1. Field of the Invention
The present invention relates to a precision system for machining symmetrical surfaces generated from conic sections to a mirror finish.
2. Description of the Prior Art
In the field of modern precision machinery, it has been desired to develop a machine tool having a machining precision of smaller than 0.1 micron as required for laser technology and super-LSI technology. With conventional machining tools, however, machining precision of smaller than 0.1 micron could be achieved chiefly by grinding, and objects which could be ground have been limited to flat surfaces and circumferential surfaces such as the periphery of cylinders. With conventional machine tools, therefore, it was not possible to machine surfaces generated from conic sections, such as parabolic surfaces and hyperboloids, to a mirror finish.

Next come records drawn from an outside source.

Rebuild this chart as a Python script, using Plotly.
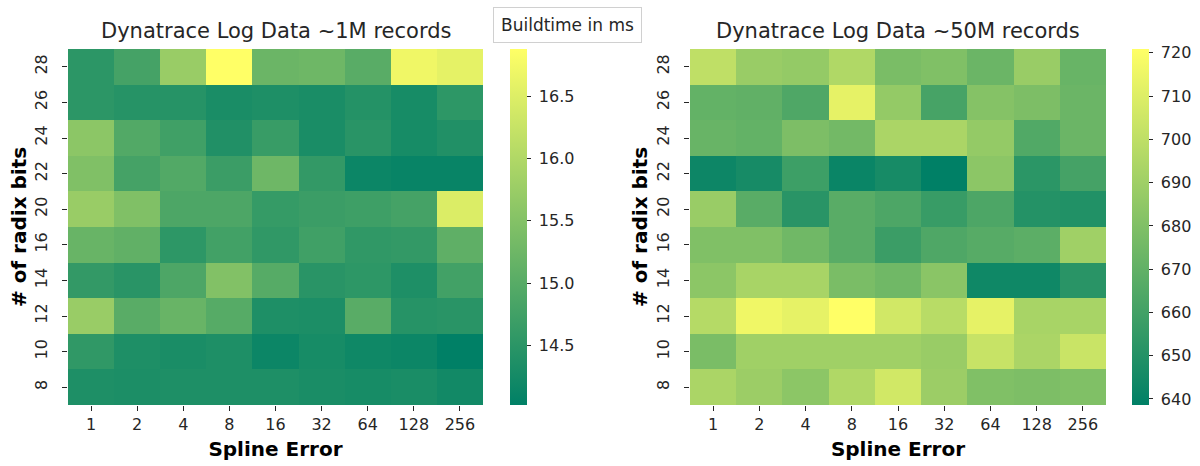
import plotly.graph_objects as go

W, H = 1200, 466

spline_error = ["1", "2", "4", "8", "16", "32", "64", "128", "256"]
radix_bits = ["28", "26", "24", "22", "20", "16", "14", "12", "10", "8"]

# Build time (ms), ~1M records; rows follow radix_bits (top to bottom)
buildtime_1m = [
    [14.51, 14.79, 15.74, 16.88, 15.22, 15.25, 15.02, 16.71, 16.59],
    [14.51, 14.45, 14.45, 14.31, 14.36, 14.31, 14.42, 14.28, 14.53],
    [15.59, 14.94, 14.74, 14.39, 14.65, 14.31, 14.48, 14.28, 14.39],
    [15.45, 14.79, 14.94, 14.68, 15.25, 14.59, 14.16, 14.11, 14.11],
    [15.74, 15.45, 14.88, 14.88, 14.62, 14.68, 14.71, 14.79, 16.48],
    [15.19, 15.11, 14.53, 14.76, 14.56, 14.74, 14.56, 14.59, 15.08],
    [14.59, 14.48, 14.88, 15.48, 14.99, 14.48, 14.53, 14.36, 14.76],
    [15.74, 15.02, 15.19, 14.99, 14.36, 14.33, 15.02, 14.45, 14.48],
    [14.56, 14.36, 14.31, 14.36, 14.16, 14.28, 14.19, 14.16, 14.02],
    [14.36, 14.33, 14.36, 14.36, 14.36, 14.31, 14.28, 14.31, 14.22],
]

# Build time (ms), ~50M records; rows follow radix_bits (top to bottom)
buildtime_50m = [
    [700.3, 688.0, 686.3, 695.4, 678.1, 679.8, 673.2, 688.0, 672.3],
    [670.7, 669.9, 664.1, 712.7, 686.3, 661.6, 681.4, 678.9, 673.2],
    [672.3, 670.7, 678.9, 675.6, 693.7, 693.7, 686.3, 664.9, 673.2],
    [642.7, 646.0, 658.4, 641.9, 646.0, 638.6, 683.9, 652.6, 660.8],
    [688.0, 667.4, 651.8, 667.4, 663.3, 656.7, 663.3, 650.1, 649.3],
    [679.8, 679.8, 674.8, 667.4, 657.5, 664.1, 666.6, 668.2, 690.4],
    [683.9, 692.9, 692.9, 678.1, 674.8, 683.0, 643.5, 643.5, 651.8],
    [697.0, 716.0, 712.7, 720.9, 706.1, 697.9, 712.7, 692.9, 692.9],
    [678.1, 690.4, 690.4, 690.4, 690.4, 688.0, 702.8, 693.7, 703.6],
    [693.7, 688.8, 683.9, 695.4, 706.1, 688.8, 679.8, 678.9, 679.8],
]

titles = ["Dynatrace Log Data ~1M records", "Dynatrace Log Data ~50M records"]

# matplotlib "summer" colormap
summer = [[0.0, "rgb(0,128,102)"], [1.0, "rgb(255,255,102)"]]

FONT = "DejaVu Sans"
TXT = "#262626"


def px(x):
    return x / W


def py(y):
    return 1 - y / H


top, bottom = 49, 405
panels = [
    dict(x0=68, x1=483, cb_x=510, ylab_x=19, z=buildtime_1m, dtick=0.5, fmt=".1f"),
    dict(x0=690, x1=1106, cb_x=1132, ylab_x=640, z=buildtime_50m, dtick=10, fmt="d"),
]

fig = go.Figure()
for i, p in enumerate(panels):
    sfx = "" if i == 0 else str(i + 1)
    fig.add_trace(go.Heatmap(
        x=spline_error,
        y=radix_bits[::-1],
        z=p["z"][::-1],
        colorscale=summer,
        xaxis="x" + sfx,
        yaxis="y" + sfx,
        xgap=0, ygap=0,
        colorbar=dict(
            x=px(p["cb_x"]), xanchor="left", xref="paper",
            y=py(bottom), yanchor="bottom", yref="paper",
            len=(bottom - top) / H, lenmode="fraction",
            thickness=17, thicknessmode="pixels",
            outlinewidth=0,
            ticks="outside", ticklen=4, tickcolor=TXT, tickwidth=1,
            dtick=p["dtick"], tickformat=p["fmt"],
            tickprefix="\u00a0",
            tickfont=dict(family=FONT, size=16, color=TXT),
            ypad=0, xpad=0,
        ),
    ))
    axis_common = dict(
        type="category", showgrid=False, zeroline=False, showline=False,
        ticks="outside", ticklen=5, tickwidth=1.2, tickcolor=TXT,
        tickfont=dict(family=FONT, size=16, color=TXT),
    )
    fig.layout["xaxis" + sfx] = dict(
        axis_common,
        domain=[px(p["x0"]), px(p["x1"])],
        anchor="y" + sfx,
        title=dict(text="<b>Spline Error</b>", standoff=8,
                   font=dict(family=FONT, size=20, color="black")),
    )
    fig.layout["yaxis" + sfx] = dict(
        axis_common,
        domain=[py(bottom), py(top)],
        anchor="x" + sfx,
        tickangle=-90,
        ticklabelstandoff=9,
    )
    # y-axis title
    fig.add_annotation(
        text="<b># of radix bits</b>", xref="paper", yref="paper",
        x=px(p["ylab_x"]), y=py((top + bottom) / 2),
        xanchor="center", yanchor="middle", textangle=-90, showarrow=False,
        font=dict(family=FONT, size=20, color="black"),
    )
    fig.add_annotation(
        text=titles[i], xref="paper", yref="paper",
        x=px((p["x0"] + p["x1"]) / 2), y=py(31),
        xanchor="center", yanchor="middle", showarrow=False,
        font=dict(family=FONT, size=21, color=TXT),
    )

# Legend-style label box for the colour scale
fig.add_annotation(
    text="Buildtime in ms", xref="paper", yref="paper",
    x=px(567), y=py(25), xanchor="center", yanchor="middle",
    showarrow=False,
    font=dict(family=FONT, size=17, color=TXT),
    bordercolor="#d0d0d0", borderwidth=1, borderpad=7, bgcolor="white",
)

fig.update_layout(
    width=W, height=H,
    margin=dict(l=0, r=0, t=0, b=0),
    paper_bgcolor="white", plot_bgcolor="white",
    showlegend=False,
)

fig.write_html("out.html")
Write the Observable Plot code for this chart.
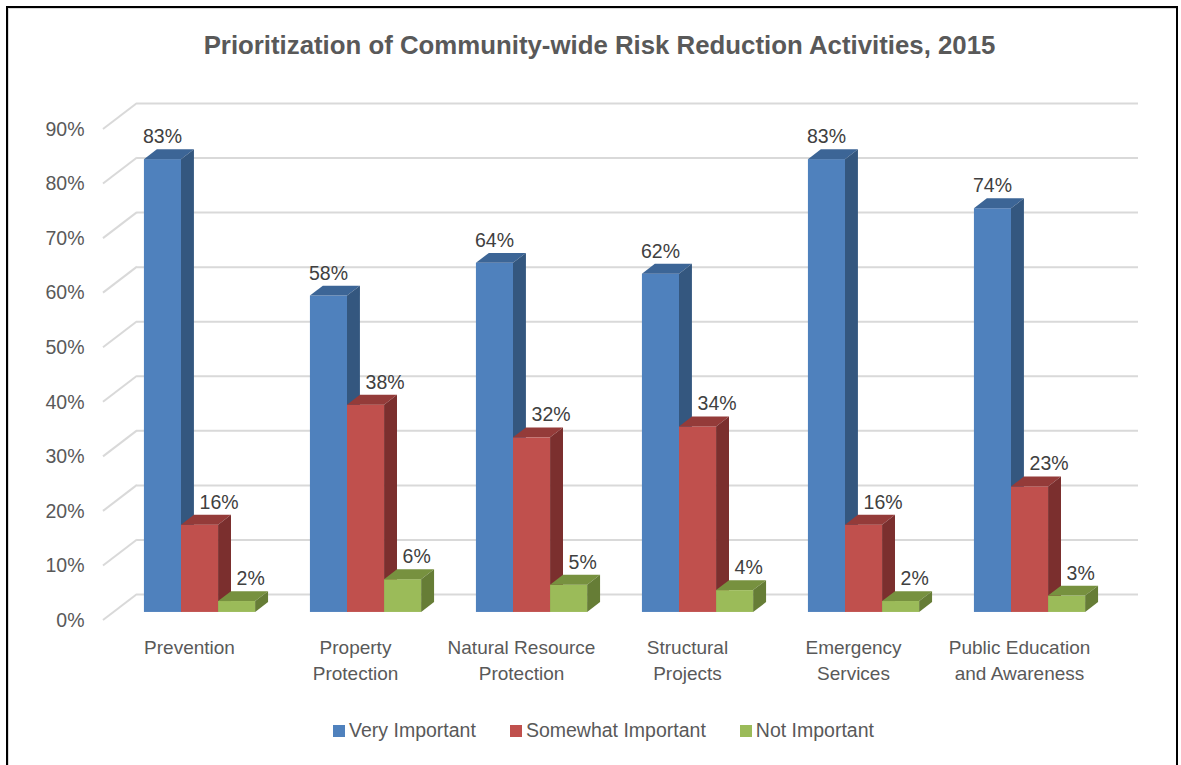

The reasons for this inability with conventional machine tools could be attributed to both, errors produced by the changing temperature of machine parts of the machine tool and to problems with the system for driving the tool, particularly insufficient precision of the guide surface, poor resolution of the motor, insufficient precision of the feed screw, insufficient precision of the detector for position feedback, and inadequate response characteristics of the drive system. Plane surfaces and circumferential surfaces are machined fundamentally by controlling the relative movement between a grinder that moves only along a single axis and the workpiece. In machining surfaces generated from conic sections, however, control must be effected along the directions of two axes simultaneously.
In conventional feed drive systems, if precision is not critical, the two axes (X,Y) have been controlled simultaneously by a numerical control (NC) machine tool. With NC machine tools, however, the detection of table movement or the like is precise to 1 micron on the average, and is precise to only about .+-.0.5 micron even in particularly carefully designed machines. Furthermore, if a minimum resolution instruction value is set to 0.01 (micron/pulse) and a maximum feed rate for cutting to 600 mm/minute, pulses must be distributed at high speeds, on the order of 1 MHz, so that translating commands into control pulses (interpretation) for NC machine tools becomes difficult.
With regard to the position detector for controlling the feedback, although the amount of movement can be measured fairly accurately, only a measuring device employing a laser can now offer the precision of about 0.01 micron. Even when the laser-type measuring device is employed, however, the drive system is not capable of responding to error signals that are produced.